6. The Crossfit Games – Not power lifting, not bodybuilding, not strongman, not triathlon, but the sport of fitness. I’m not taking anything away from the previously mentioned sports but the Crossfit Games is something to marvel. I’ve had the opportunity to watch the Crossfit games live on more than one occasion and it is one of the best sporting events I’ve ever been to. The atmosphere and energy are unmatched in any other sport. It’s the first time I’ve watched a sport where everybody was cheering for everybody! No booing, no trash talking, everyone wanted everyone to do well.
if you’ve never attended the Crossfit Games add it to your bucket list
Crossfit has filled a void in the sports market by creating an entirely new breed of athlete. It is a tremendous feat to be able to run a sub 6min mile, deadlift 500+ lbs, and pump out 50+ unbroken pullups. With Reebok as the official sponsor, credibility and sustainability are becoming less of an issue. Through this, Crossfit has given me the opportunity to compete with some of the best athletes in Canada (even the world for that matter). At the age of 35, that level of competition is far and few between. Knowing that this level of competition is still within reach for me makes training that much more fulfilling.
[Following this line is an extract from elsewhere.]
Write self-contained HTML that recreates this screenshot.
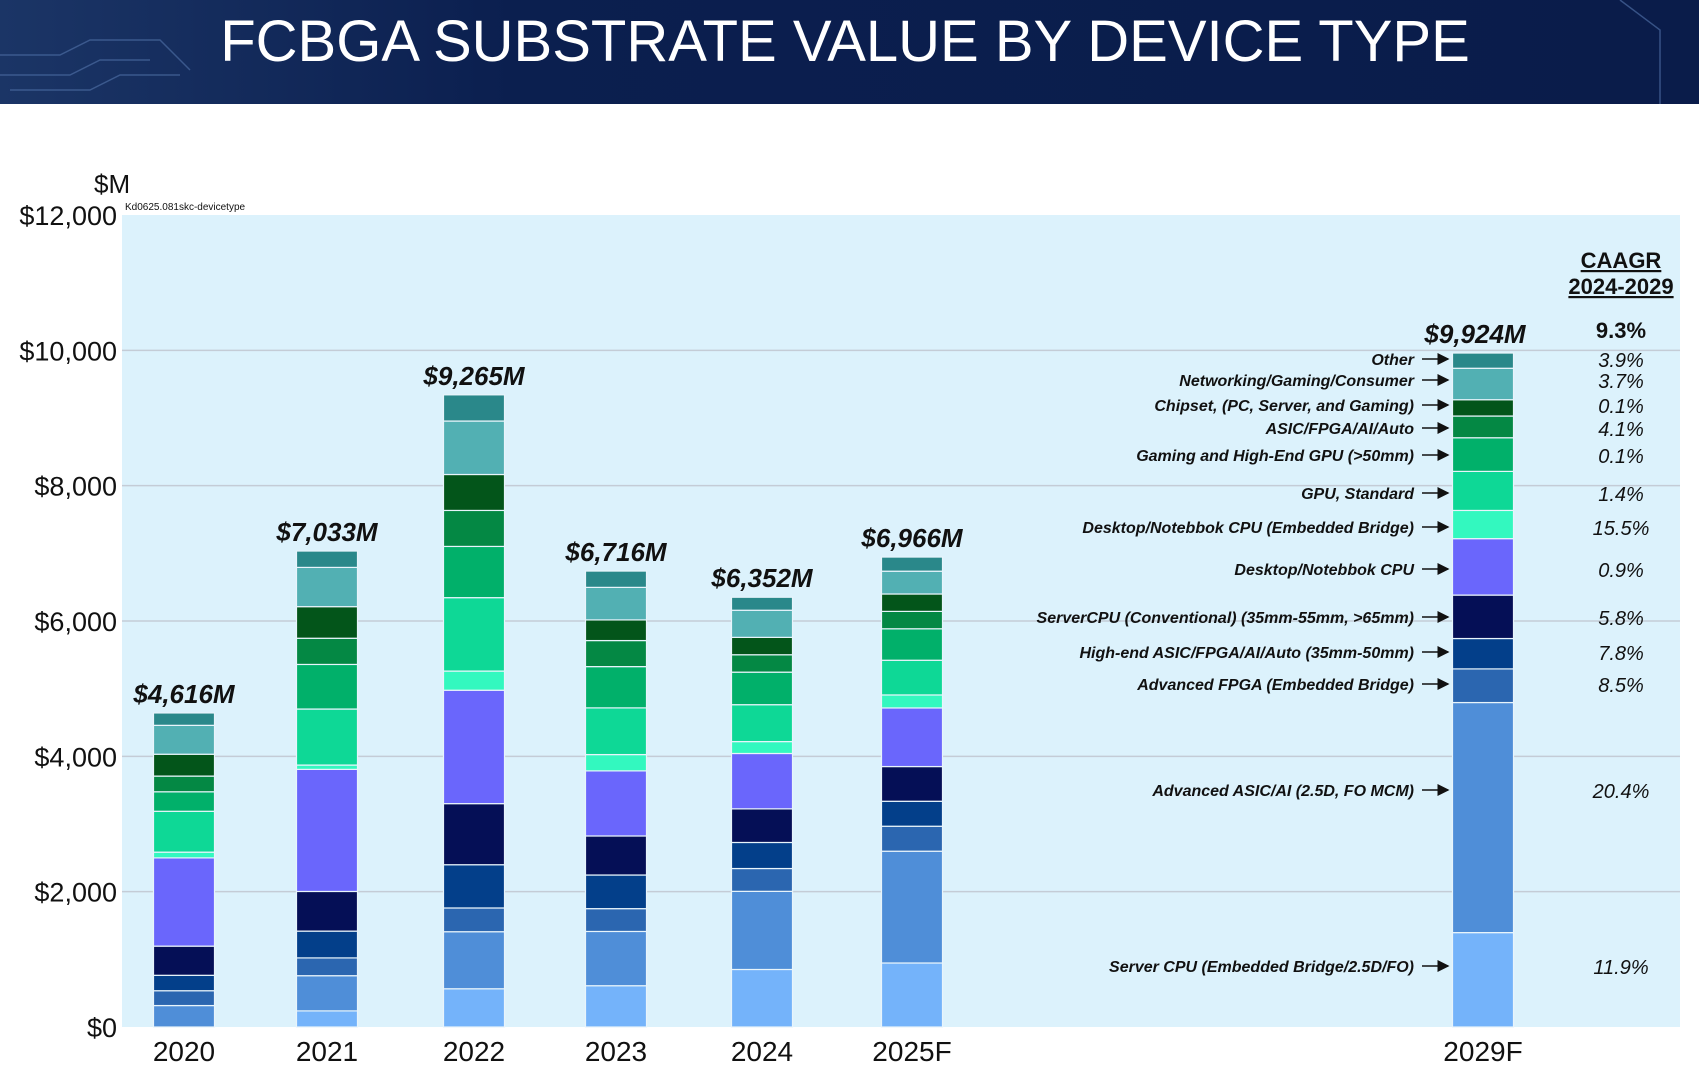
<!DOCTYPE html>
<html><head><meta charset="utf-8"><style>
html,body{margin:0;padding:0;background:#fff}
svg{display:block;font-family:"Liberation Sans",sans-serif}
</style></head><body>
<svg id="chart" width="1699" height="1085" viewBox="0 0 1699 1085">
<defs>
<linearGradient id="hdr" x1="0" x2="1" y1="0" y2="0"><stop offset="0" stop-color="#1b3566"/><stop offset="0.3" stop-color="#0b1f4f"/><stop offset="1" stop-color="#0a1c4a"/></linearGradient>
<marker id="arr" markerWidth="8" markerHeight="8" refX="7" refY="4" orient="auto"><path d="M0,0 L8,4 L0,8 z" fill="#111"/></marker>
</defs>
<rect x="0" y="0" width="1699" height="104" fill="url(#hdr)"/>
<g stroke="#4a6aa0" stroke-width="1.5" fill="none" opacity="0.7">
<path d="M0,55 H60 L90,40 H160 L190,70"/><path d="M0,75 H70 L100,60 H150"/><path d="M10,90 H90 L120,75 H180"/><path d="M1620,0 L1660,30 V104"/>
</g>
<text x="845" y="61" font-size="58" fill="#fff" text-anchor="middle">FCBGA SUBSTRATE VALUE BY DEVICE TYPE</text>
<rect x="122" y="215" width="1558" height="812" fill="#dcf2fc"/>
<g id="grid"></g>
<g id="bars"></g>
<g id="labels"></g>
<text x="94" y="193" font-size="26" fill="#111">$M</text>
<text x="125" y="210" font-size="10" fill="#111">Kd0625.081skc-devicetype</text>
<text x="1621" y="268" font-size="22" font-weight="bold" fill="#111" text-anchor="middle" text-decoration="underline">CAAGR</text>
<text x="1621" y="294" font-size="22" font-weight="bold" fill="#111" text-anchor="middle" text-decoration="underline">2024-2029</text>
</svg>
<script>
const categories=["2020","2021","2022","2023","2024","2025F","2029F"];
const totals=["$4,616M","$7,033M","$9,265M","$6,716M","$6,352M","$6,966M","$9,924M"];
const seriesNames=["Server CPU (Embedded Bridge/2.5D/FO)","Advanced ASIC/AI (2.5D, FO MCM)","Advanced FPGA (Embedded Bridge)","High-end ASIC/FPGA/AI/Auto (35mm-50mm)","ServerCPU (Conventional) (35mm-55mm, >65mm)","Desktop/Notebbok CPU","Desktop/Notebbok CPU (Embedded Bridge)","GPU, Standard","Gaming and High-End GPU (>50mm)","ASIC/FPGA/AI/Auto","Chipset, (PC, Server, and Gaming)","Networking/Gaming/Consumer","Other"];
const colors=["#74b3fa","#4f8ed8","#2b66b0","#033f8a","#050f56","#6a66fc","#33f8bf","#0ed896","#01b06a","#048844","#03551a","#52b0b3","#2a888a"];
const serverCpuEB=[0,238,565,610,850,946,1395];
const advAsicAi=[317,520,843,802,1155,1652,3400];
const advFpgaEB=[219,263,351,337,337,369,497];
const highEndAsic=[228,396,639,497,385,369,449];
const serverCpuConv=[431,586,903,577,497,513,642];
const desktopCpu=[1304,1804,1676,962,818,866,834];
const desktopCpuEB=[85,64,283,241,176,192,417];
const gpuStandard=[604,828,1085,690,545,513,577];
const gamingGpu=[288,659,757,610,481,465,497];
const asicAuto=[232,387,532,385,257,257,321];
const chipset=[323,467,531,305,257,257,241];
const networking=[427,580,790,481,401,337,465];
const other=[183,242,387,241,192,209,225];
const series=[serverCpuEB,advAsicAi,advFpgaEB,highEndAsic,serverCpuConv,desktopCpu,desktopCpuEB,gpuStandard,gamingGpu,asicAuto,chipset,networking,other];
const cagr=["11.9%","20.4%","8.5%","7.8%","5.8%","0.9%","15.5%","1.4%","0.1%","4.1%","0.1%","3.7%","3.9%"];
const cagrTotal="9.3%";
const yTicks=[0,2000,4000,6000,8000,10000,12000];
const yTickLabels=["$0","$2,000","$4,000","$6,000","$8,000","$10,000","$12,000"];

const NS="http://www.w3.org/2000/svg";
const y0=1027, yTop=215, yMax=12000;
const yScale=v=>y0-(v/yMax)*(y0-yTop);
const xCenters=[184,327,474,616,762,912,1483];
const xScale=i=>xCenters[i];
const barW=61;
function mk(tag,attrs,parent,text){const e=document.createElementNS(NS,tag);for(const k in attrs)e.setAttribute(k,attrs[k]);if(text!==undefined)e.textContent=text;parent.appendChild(e);return e;}
const grid=document.getElementById('grid'),bars=document.getElementById('bars'),labels=document.getElementById('labels');
yTicks.forEach((t,i)=>{
  if(t>0&&t<yMax){const l=mk('line',{x1:122,x2:1680,y1:yScale(t),y2:yScale(t),stroke:'#c4ccd6','stroke-width':1.5},grid);
  
  }
  const tx=mk('text',{x:117,y:yScale(t)+10,'font-size':27,'text-anchor':'end',fill:'#111'},labels,yTickLabels[i]);
  
  
});
categories.forEach((c,i)=>{
  let cum=0;
  series.forEach((s,j)=>{
    const v=s[i]; if(v<=0)return;
    const yb=yScale(cum), yt=yScale(cum+v);
    const r=mk('rect',{x:xScale(i)-barW/2,y:yt,width:barW,height:yb-yt,fill:colors[j],stroke:'#e8f4fb','stroke-width':1.2},bars);
    
    
    cum+=v;
  });
  const tt=mk('text',{x:xScale(i)+(i==6?-8:0),y:yScale(cum)-10,'font-size':26,'font-weight':'bold','font-style':'italic','text-anchor':'middle',fill:'#111'},labels,totals[i]);
  
  
  const xl=mk('text',{x:xScale(i),y:1061,'font-size':28,'text-anchor':'middle',fill:'#111'},labels,c);
  
  
});
const last=categories.length-1;
const labelY=[966,790,684,652,617,569,527,493,455,428,405,380,359];
series.forEach((s,j)=>{
  const mid=labelY[j];
  const lt=mk('text',{x:1414,y:mid+6,'font-size':16,'font-weight':'bold','font-style':'italic','text-anchor':'end',fill:'#111'},labels,seriesNames[j]);
  
  
  const ar=mk('line',{x1:1422,x2:1448,y1:mid,y2:mid,stroke:'#111','stroke-width':1.5,'marker-end':'url(#arr)'},labels);
  
  
  const ct=mk('text',{x:1621,y:mid+8,'font-size':20,'font-style':'italic','text-anchor':'middle',fill:'#111'},labels,cagr[j]);
  
  
});
const tc=mk('text',{x:1621,y:338,'font-size':22,'font-weight':'bold','text-anchor':'middle',fill:'#111'},labels,cagrTotal);


</script>
</body></html>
7. High Rep Olympic Weightlifting – That’s right, I said it. High rep Olympic weightlifting can be extremely beneficial once a certain level of proficiency has been developed. This is probably one of the most controversial aspects of Crossfit. Crossfit has done a great job of giving Olympic weightlifting more mainstream appeal. The strength, power and athleticism required to perform these lifts is what makes them so beneficial. No one can deny that taking a weight from the ground to overhead is a highly functional movement. However, performing a clean and jerk for a one-rep max is a completely different story than doing 30 reps for time at a sub maximal weight (i.e. “Grace”). The power output and metabolic conditioning this provides far exceeds any other compound movement. With proper progression, the Olympic lifts performed at high intensity can be your best bang for your buck!
Here’s a video of me doing some “high reps” and getting a killer workout!
8. Crossfitters work out with their shirts off BECAUSE THEY CAN! – Let’s face it, aside from leading a healthy lifestyle most people work out because they want to look better. Most guys want that lean and chiseled physique that carries just the right amount of muscle but not too much. Most women want just the right amount of curves and muscle tone without looking masculine. I think Crossfit pretty much hit the nail on the head with this one. Even though the focus was never on aesthetics, Crossfit has helped produce some of the greatest physiques in fitness. High intensity exercise coupled with good nutrition? Novel concept.
Arguably, some of the most impressive physiques in all of fitness are a product of Crossfit
9. The community – Everyone wants to feel like they are a part of something, a sense of belonging if you will. Crossfit has done a great job of creating a community that is both encouraging and supportive. A Crossfit box is a lot like Cheers, “it’s where everybody knows your name.” This definitely makes working out more fun and sustainable.
minus the beer and excessive loafing, Crossfit is a lot like Cheers!
10. There’s a lot of barbell training – If most of your time in the gym is spent working with a barbell, you have no choice but to get big and strong! Deadlifts, squats, shoulder presses, cleans, you name it and you’ll find it with Crossfit. Don’t let the myths fool you, there’s a lot of strength and muscle to be gained.
there’s no shortage of iron in Crossfit
11. There’s a lot of bodyweight training – The next best thing to pumping iron is effective bodyweight training. With exercises like dips, pullups, handstand pushups, and muscle ups you are going to get more than your fill of great bodyweight exercises.
the muscle up is a signature bodyweight exercise in Crossfit
12. There’s a lot of conditioning – There’s no shortage of heavy breathing and lactic acid with Crossfit. The intensity of Crossfit is undisputed but with that comes elite conditioning and the ability to literally melt fat off your body. The interval training and intense “metcons” make this an ideal choice for anyone trying to lean out.
conditioning is inevitable with Crossfit
13. It’s easier on the body – If you’ve been training for a number of years then you know what it’s like to suffer from the aches and pains of repetitive stress. Crossfit can take a toll on the body if you are competing at a high level but for the average meathead who benches 3 time a week the variety Crossfit provides will work wonders for your soft tissue health. Rotating from heavy to light loading and from longer to shorter workouts keeps the body guessing and prevents the onset of chronic pain.
14. Competition brings the best out of everybody – If you’ve ever been an athlete at any point in your life then I don’t have to explain to you the feeling that comes from going head to head with your peers. A surefire way to get one more rep is when egos and bragging rights are on the line. Even if you’re feeling tired that day, a little competition may be all you need to redeem your workout.
competition is the cornerstone of human performance
15. You stay in shape all year long – No more “cutting” and “bulking.” The well-rounded approach to the Crossfit methodology allows you to stay lean and strong year round. No more restrictive dieting and arduous “cardio” sessions.
not a bad physique to have 12 months out of the year!
These are just a few reasons why I think there are some serious gains to be made with Crossfit. It’s certainly not perfect but what training program is? Be open-minded and try new things, you might be pleasantly surprised.